When we also consider that around 1/3 of homicides go unsolved, and 2/3rds of homicides are by firearm, its easy to assume that somewhere between 20-40% gun homicides go unsolved. And, just by statistical probability, some of those unsolved cases are justifiable homicides in which the shooter did not stick around or report their participation in the homicide. Here's why this is important, as mentioned earlier,
the police kill about 1,000 people per year. Sometimes more. Fair to say that easily 90% of those are LEGALLY justifiable.
Civilians commit the other 10-11k gun homicides a year. Although it is a pro-gun site, Ammoland quotes firearms researcher Gary Kleck as saying 5.6% - 13% of gun homicides were legally justified. The average numbers from Birmingham, as well as 2017's actual numbers, show that range to be accurate. Finally, the police and prosecutors are highly likely to err on the side of caution and present a substantial number of purportedly justifiable cases to a grand jury or even take such a case to trial. I feel comfortable saying that likely represents another 1-2% that end up being legally justifiable (no billed by grand jury, charges dropped, a not guilty verdict, etc). With that said, I think 7-8% of gun homicide cases being justifiable is fair, and likely on the low side in any given year. Anyway, that takes another 750-850 homicides away from the overall number of 11,726 used by 538. 11,726 minus 1000 police shooting deaths minus 7-8% of the remainder leaves us with slightly less than 10k gun homicides, but let's just use 10k.
7200 of the 11,726 gun deaths (ignoring the justifed homicides I just mentioned ) were males age 15-34, and 538's research showed the a majority of those were due to gang violence or street violence -- predominantly in poor minority neighborhoods of inner cities or large urban areas. In fact, about 85% of those 7200 deaths are Hispanic/Black victims.
Finally, approximately 1700 females fall victim to domestic violence each year.
It becomes apparent very quickly that few gun homicides are random. The victims almost always know each other. You can do the math, but we probably only have somewhere between 1k - 5k gun homicides a year in which it is just random crime violence or random violence.
That doesn't justify a single death, but here's the key point: gun suicides require a different approach than gang violence. True mass shootings require a different approach than domestic violence or gang violence.
Mass shootings get all the media attention, but they are EXTREMELY rare forms of gun violence. The Washington Post has documented all the major mass shootings from 1966 through the one this week. They excluded shootings in which the victims were from domestic violence in a shared home as well as things like robberies gone bad. How many deaths? 1077. Now, they are likely missing some data. And, certainly, these types of shootings have certainly increased at times especially since Columbine. But they are rare. Way more people die in gun accidents (546 people die yearly due to gun accidents) every year than mass shootings. Way more justified homicides occur each year than do mass shootings.

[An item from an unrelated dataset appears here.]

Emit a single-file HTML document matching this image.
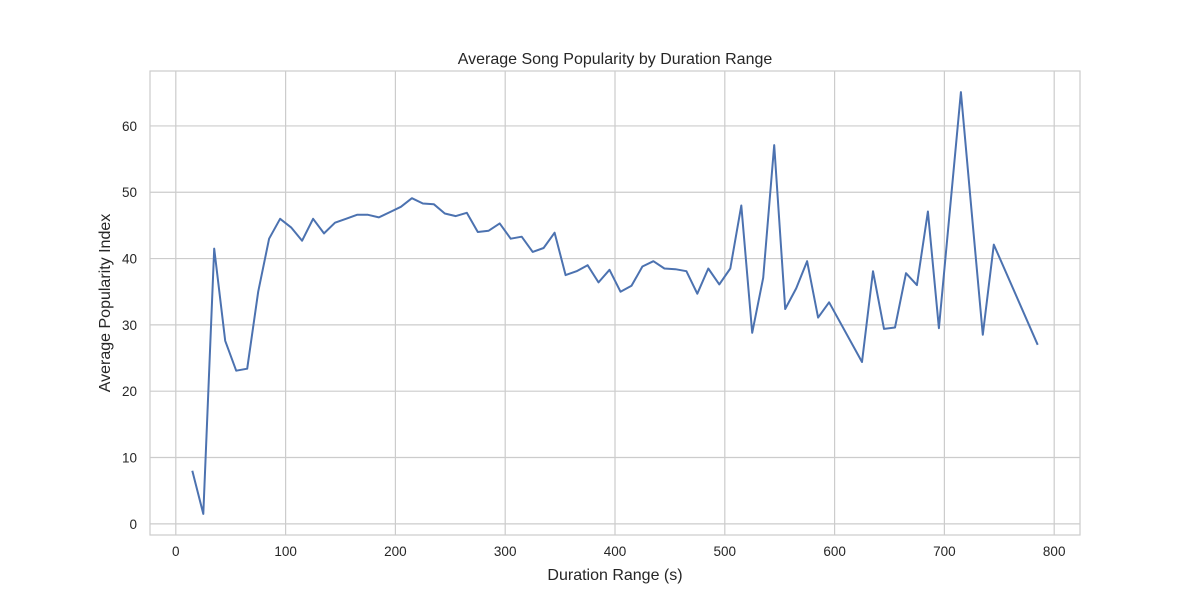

I'll believe people are ready for the gun control/gun violence conversation when they understand it is NOT easy to fix, a couple of laws in Congress won't do much good, and anything used to attack the supply side of gun possession will take decades to be effective.
I wish it were an easy problem to solve, but the people screaming that Congress is letting thousands die a year are just ignorant of what actually constitutes gun violence in our country. You will hear people repeatedly claim our issue is due to the number of guns instead of being a cultural issue. They'll gladly ignore South Africa which has an astounding gun homicide rate but a very modest amount of guns per capita and an even smaller amount owned legally.
As a final thought, look at the number of drug overdose deaths a year. How's the war on drugs on drugs going? Anyone think a war on guns will be safer or easier? We need voluntary compliance and cultural change to make a dent in gun violence.